I am in the market for a new vehicle. Instead of repeatedly searching the dealerships websites, I thought this would be an interesting and fun opportunity to learn a little node and mongodb so I'm scraping my local dealerships' websites to grab the makes and models that I am interested in.
The problem that I am running into is that node won't terminate after my final callback has run through.

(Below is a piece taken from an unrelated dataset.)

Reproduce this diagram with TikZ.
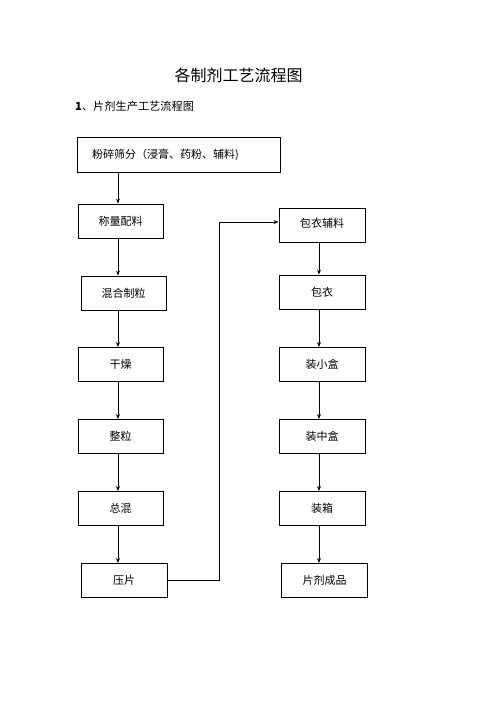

var cheerio = require('cheerio');
var request = require('request');
var db = require('mongodb');
var S = require('string');
var log = require('console').log;
var async = require('async');
var links = [];
var website = 'http://www.yahoo.com';
async.series(
[
function(){
log('starting');
db.connect('mongodb://127.0.0.1:27017/test',
function(err, base){
if(err) throw err;
db = base;
});
},
request(website, start)
],
function(){
log('closing DB');
db.close();
});
function start(err,resp,body){
var $ = cheerio.load(body);
var numPages = 2;
$('.gbps').each(function(i,elem) {
links.push('http://www.yahoo.com');
});
var pageURLS = [];
for (var i = 2; i<=numPages; i++){
//create URLs for additional pages
pageURLS[i-2] = website;
}
var pages = 1;
log('getting page URLs');
pageURLS.forEach(function(url, index, array){
request(url, function(error,response,bodies) {
pages++;
var $ = cheerio.load(bodies);
$('.tab').each(function(i,elem) {
links.push('http://www.yahoo.com');
});
if (pages == numPages){
getDetailInfo();
};
});
});
}
function getDetailInfo(){
log(links.length);
links.forEach(function(link, index, array){
request(link, doStuff);
});
}
function doStuff(err, response, body){
if(err){
log(err);
}
parseDetailResponse(err,response,body, addToDB);
}
function parseDetailResponse(err,resp,body,callback){
log('parsing');
var $ = cheerio.load(body);
var specs = $('.specifications').children().map(function(i, elem){
var key = 'key';
var value = 'value';
var ret = {};
ret [ 'name' ] = key;
ret [ 'value' ] = value;
return ret;
});
var makeAndModel = 'makeAndModel';
callback(['picture url', 'vehicle description', 100, specs, makeAndModel]);
}
function getMakeAndModel(stuff){
var $ = cheerio.load(stuff);
temp = $('.gbps').map(function(i, elem){
var ret = {};
switch(i){
case 0:
ret['name'] = 'year';
ret['value'] = $(this).text();
break;
case 1:
ret['name'] = 'make';
ret['value'] = $(this).text();
break;
case 2:
ret['name'] = 'model';
ret['value'] = $(this).text();
break;
case 3:
ret['name'] = 'ignore';
ret['value'] = $(this).text();
break;
default:
ret['name'] = 'ignore';
ret['value'] = 'ignore';
}
return ret;
});
return temp;
}
function addToDB(arr){
log('adding to DB');
pic = arr[0];
description = arr[1];
price = arr[2];
specs = arr[3];
makeAndModel = arr[4];
var obj = {};
for (var i = specs.length - 1; i >= 0; i--) {
obj [specs[i].name] = specs[i].value;
};
for (var i = makeAndModel.length - 1; i >= 0; i--){
obj [makeAndModel[i].name] = makeAndModel[i].value;
};
db.collection('carsTest').update(
{VIN: obj.VIN},
{
$set: {
VIN: obj.VIN,
make: obj.make,
model: obj.model,
year: obj.year,
price: price,
engine: obj.Engine,
interior: obj.Interior,
exterior: obj.Exterior,
'model code': obj['Model Code'],
'stock number': S(obj['Stock Number']).toInt(),
transmission: obj.Transmission,
mileage: obj.Mileage ? obj.Mileage : 0,
description: description,
picture: pic,
}
},
{upsert: true, safe: true},
function(err,result){
if(err){
throw err;
}
});
log('finished with this one!');
}
I've omitted and changed a fair amount as a proof here without a lot of error checking or anything but even this will add the document but won't quit. Node just sits there, waiting for something to happen and it never calls the final callback to close the db and exit.
> db.carsTest.find().pretty()
{
"_id" : ObjectId("52139aa7c9b7a39e0f1eb61d"),
"VIN" : null,
"description" : "vehicle description",
"engine" : null,
"exterior" : null,
"interior" : null,
"make" : null,
"mileage" : 0,
"model" : null,
"model code" : null,
"picture" : "picture url",
"price" : 100,
"stock number" : NaN,
"transmission" : null,
"year" : null
}